Keeping it all Straight
A key part of walking through the normalization steps is to be consistent.
- When you give an entity a name, keep that same name each time you modify the list of attributes in that entity.
- When you name your attributes in 0NF, keep the same names for these attributes. If you are placing those attributes in a new entity, do not rename the attributes.
- Never change the primary key from a previously established entity. (Note: There are some exceptions to this rule, but as a beginner, changing a primary key is a strong indicator that you’re doing it wrong.)
- Never change the foreign keys from previously established entities when re-writing them as modified entities.
- Always self-check the relationship between your entities at each step of the normalization process. Make a quick note of the one-to-many relationships that should form as you create new entities at each step; the cardinal relationship between the entities should make sense.
A Simple Example
Imagine a form that looks like this:
0NF - Identifying Metadata
Order: OrderNumber, Date, CustomerNumber, FirstName, LastName, Address, City, Province, PostalCode, Phone, ItemNumber, Description, Quantity, Price, Amount, Subtotal, GST, Total
1NF - Repeating Groups
Order: OrderNumber, Date, CustomerNumber, FirstName, LastName, Address, City, Province, PostalCode, Phone, Subtotal, GST, Total
OrderDetails: OrderNumber, ItemNumber, Description, Quantity, Price, Amount
2NF - Partial Dependencies
OrderDetails: OrderNumber, ItemNumber, Quantity, Price, Amount
Item: ItemNumber, Description
3NF - Transitive Dependencies
Order: OrderNumber, Date, CustomerNumber, Subtotal, GST, Total
Customer: CustomerNumber, FirstName, LastName, Address, City, Province, PostalCode, Phone
ERD Description
- Each Customer must be one who places one or more Orders.
- Each Order must be placed by one and only one Customer.
- Each Order must be made up of one or more OrderDetails.
- Each OrderDetail must be for one and only one Order.
- Each Item may be sold under zero or more OrderDetails.

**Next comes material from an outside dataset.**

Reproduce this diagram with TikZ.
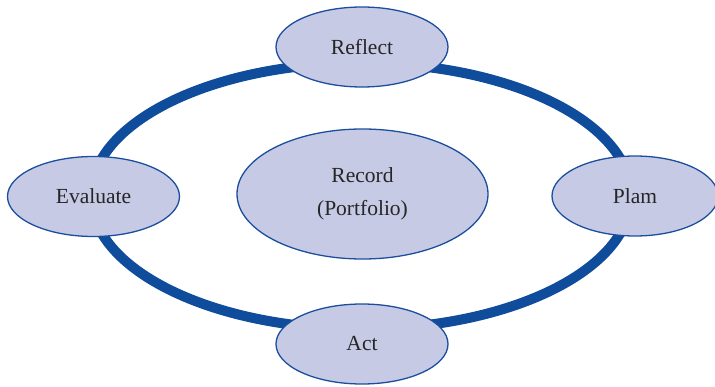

- Each OrderDetail must be a sale of one and only one Item.
Data Verification
The verification of the final set of entities after going through the normalization process can be demonstrated by drawing tables with the original document’s data entered as a sample.
Order Table
OrderNumber | CustomerNumber | Date | Subtotal | GST | Total |
---|---|---|---|---|---|
219 | 137 | Jan 16, 2000 | 24.29 | 1.70 | 25.99 |
Customer Table
CustomerNumber | FirstName | LastName | Address | City | Province | PostalCode | HomePhone |
---|---|---|---|---|---|---|---|
137 | Fred | Smith | 123 SomeWhere St. | Edmonton | AB | T5H 2J9 | 436-7867 |
OrderDetail Table
OrderNumber | ItemNumber | Quantity | SellingPrice | Amount |
---|---|---|---|---|
219 | H23 | 1 | 11.99 | 11.99 |
219 | H319 | 2 | 4.99 | 9.98 |
219 | M24 | 8 | 0.29 | 2.32 |
Item Table
ItemNumber | Description | CurrentPrice† |
---|---|---|
H23 | Heater Fan Belt - 23” | 11.99 |
H319 | Heater Fan Belt Support Brackets | 4.99 |
M24 | Bolts - 24 mm | 0.29 |
† - The current price for items can change over time.